The case of the dusky gopher frog highlights the need for this reform. In 2001, the U.S. Fish and Wildlife Service (FWS) listed the dusky gopher frog as endangered. At the time, only 100 adult frogs were known to exist in the wild, all in Mississippi. In 2011, FWS designated 6,477 acres stretching across Louisiana and Mississippi as “critical habitat” for the frog, empowering it to limit the uses of the land to help the species recover.
The frog, however, does not exist on the 1,544 acres of private land in Louisiana. Moreover, in its current condition, the land is not suitable for the frog’s inhabitation or survival. In other words, there are no frogs there. And unless the landowners make costly changes to the land, there never will be any dusky gopher frogs.
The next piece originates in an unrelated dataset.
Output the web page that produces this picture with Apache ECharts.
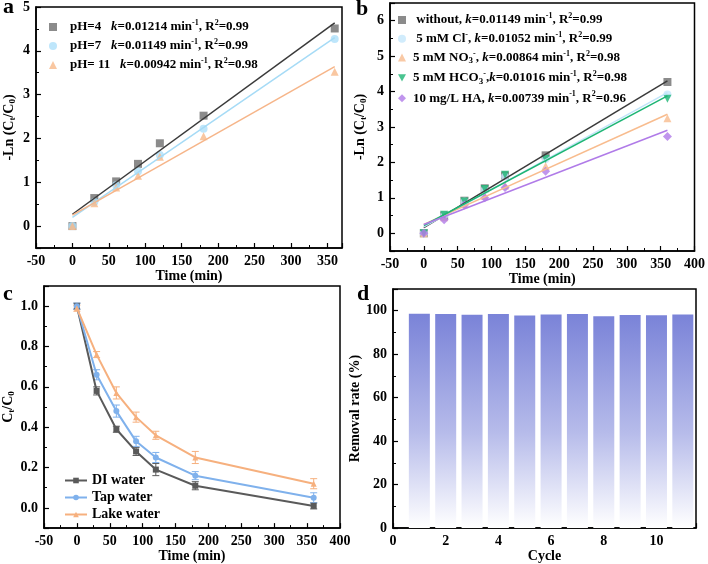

FWS tried to extort the landowners into making a portion of their property suitable frog habitat. If the landowners altered 60 percent of their land to make it suitable frog habitat, FWS estimated the changes would cost the landowners $20.4 million. In an act of generosity, the agency said it would allow the landowners to develop the remaining 40 percent of their property. Talk about government extortion!
The Trump administration’s regulatory changes should prevent similar efforts, which violate the Constitution’s Fifth Amendment protections against uncompensated takings. If government wants to take a person’s land to expand a viable habitat, the landowner should be justly compensated. The same principle applies when government confiscates someone’s land for a military base, a road, or a school.
DOI’s rule changes don’t gut the ESA and won’t lead to the demise of any endangered (or threatened) species. The changes, however, will help ESA operate more efficiently and lawfully. Only those who dislike limited government and private property rights — socialists and their misanthropic fellow travelers — would oppose regulatory changes that protect these foundational American values.